На пути в Итаку - [60]
Разумеется, обзор у меня сугубо обывательский, туристский, но и у взгляда издали есть свои преимущества — можно уловить то, на что местные уже давно не обращают внимания. В частности, их манеру обращаться с оружием — в жесте, каким поправляют они свисающий с плеча автомат, нет ничего от аффектации оружия, которая стала основным знаком нашей массовой культуры. Я имею в виду рекламные постеры с каким-нибудь Сталлоне, удерживающим в руках могучий смертоубойный агрегат, похожий на гибрид автомата со скорострельной пушкой; и на картинках этих четко обозначено, что к чему прилагается: автомат — к Сталлоне или Сталлоне, демонстрирующие взбугрившиеся мускулы полуобнаженного тела, а также ошалело-мужественное выражение лица, — к автомату. Или тот же «мотив пистолета», который проигрывается ежевечернее по нескольким телеканалам одновременно, — это когда герой на экране с невозможно мужественным выражением лица и тела крадется вдоль какой-нибудь стенки, бережно удерживая обеими руками пистолет, и пистолет удерживается обязательно дулом вверх, — место вот этого, воткнутого в небо дула в жизни киногероя, как и в жизни его массового зрителя, понятно и без Фрейда. То есть железное дуло как главная, если не единственная по нынешним временам, персонификация в мужчине мужского и — шире — мужественности. И не надо ругать режиссеров, они ни при чем — профессия у них такая: оформлять в образ «коллективное бессознательное».
Ну а этим ничего изображать не надо. Даже своего равнодушия к висящему на плече автомату. Это их быт.
Через археологический парк Старого города в Иерусалиме перетекает кипучий ручеек школьников-экскурсантов, девяти-десятилетних, как ртуть подвижных, громогласных, ничего не замечающих вокруг. Впереди молоденькая учительница, а сзади — учитель, мужчина лет сорока с утрированно штатской сутуловатостью, лысиной и очками, правая рука его придерживает свисающий с плеча автомат.
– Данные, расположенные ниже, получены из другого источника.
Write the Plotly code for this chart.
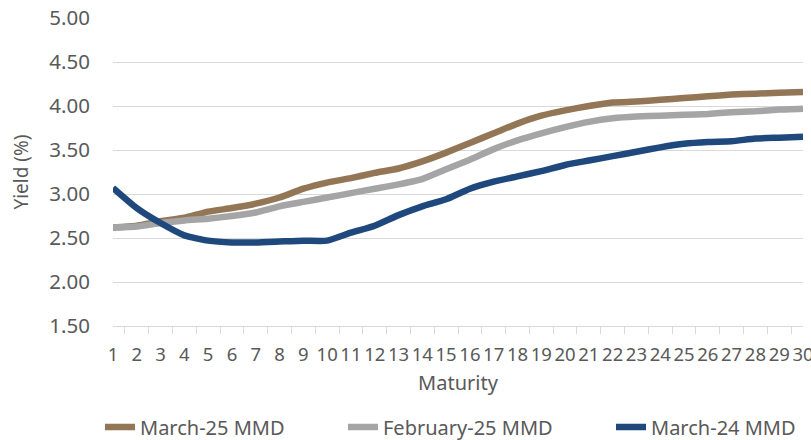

И у другого учителя, который что-то объясняет детишкам постарше, прислонен к камню автомат, и никто из терпеливо слушающих наставника подростков на автомат его не смотрит, взгляды прикованы к какой-то, видимо, супернавороченной цифровой камере, которую достает из кофра случившийся в поле их зрения турист. Ну а автомат для этих детей, он что? Автомат — он и есть автомат. Что-то вроде пилы или лопаты.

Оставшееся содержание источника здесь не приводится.